В комиссию тотчас же были переданы сотни писем и даже конкретных предложений со всех концов Союза… Как замечает Борис Ильич, подавляющее большинство предложений научно обоснованы не были…
Особенно живую и, прямо скажу, недружественную реакцию вызвало опубликованное в печати мнение А. И. Абрикосова, заявившего напрямую, что современная наука, увы, не обладает средством сохранения на сколько-нибудь продолжительное время.
В ответ на интервью сызнова посыпались письма в редакции газет, в правительство, в Центральный Комитет.
Дзержинский собрал ученых. В кратком вступительном слове сообщил: в комиссию по увековечению памяти В. И. Ленина переданы тысячи писем с одной просьбой — не предавать земле человека, с которым навсегда связана история государства, история человечества. Комиссия просит ученых сказать свое, в конце концов, решающее слово о возможностях этого при современном уровне нашей и мировой науки…
Не знаю, сохранилась ли стенограмма этого заседания, возможно, она исчезла при аресте Бориса Ильича, если она у него хранилась…
Дзержинский, предваряя совещание, сформулировал вопрос так:
— Дело идет о том, чтобы сохранить тело в таком виде, чтобы оно было доступно обозрению, и чтобы внешний вид тела и лица сохранил бы облик Владимира Ильича после своей кончины.

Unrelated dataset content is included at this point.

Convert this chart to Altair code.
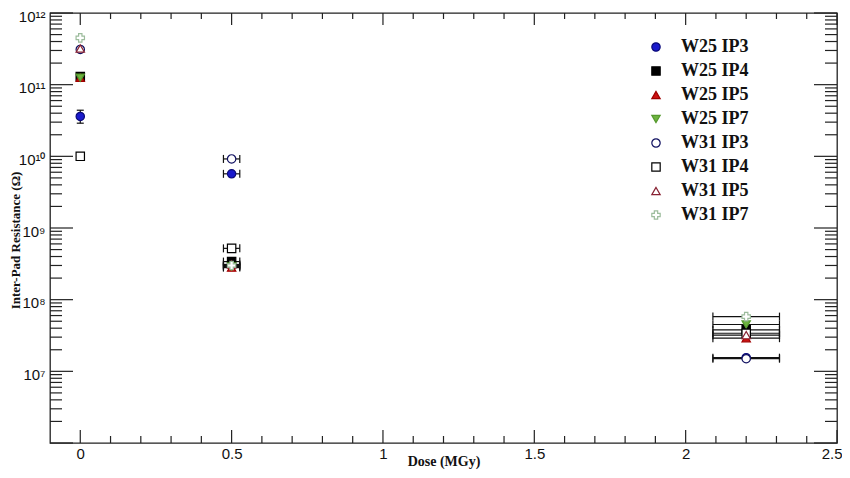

Борис Ильич рассказывал мне, как волновались, как нервничали, как неравнодушно отнеслись к поставленной перед ними проблеме ученые, как многие убежденно возражали: нет, нельзя, невозможно, исключено, история не знает подобных прецедентов, а взяться и потерпеть поражение — разве мыслимо? Сохранение, по их мнению, было обречено на неудачу по многим причинам и следствиям.
С огорчением констатировали — любой покамест известный нам способ не дает никакой уверенности, что есть возможность решить поставленную перед учеными задачу.
Этим волшебством пока никто не владел и не владеет.
Совещание не дало ничего позитивного.
Таких обсуждений было несколько, в общей сложности тринадцать.
Дзержинский на каждом совещании становился печальней и печальней.
Прощаясь на последней встрече с учеными, спросил Бориса Ильича:
— Значит, ничего не получится?
Збарский помолчал. И, посмотрев Дзержинскому в глаза, твердо сказал:
— Для меня этот вопрос не решен.
— Да? — с надеждой спросил Дзержинский.
— Да, — твердо ответил Збарский.
— И после того, что было сказано сегодня?
— И после того, — сказал Збарский.
— Когда мы встретимся?
— Если позволите, я вам позвоню.
Дзержинский помолчал. Молчал и Збарский.
— Жду звонка, — сказал, прощаясь, Дзержинский.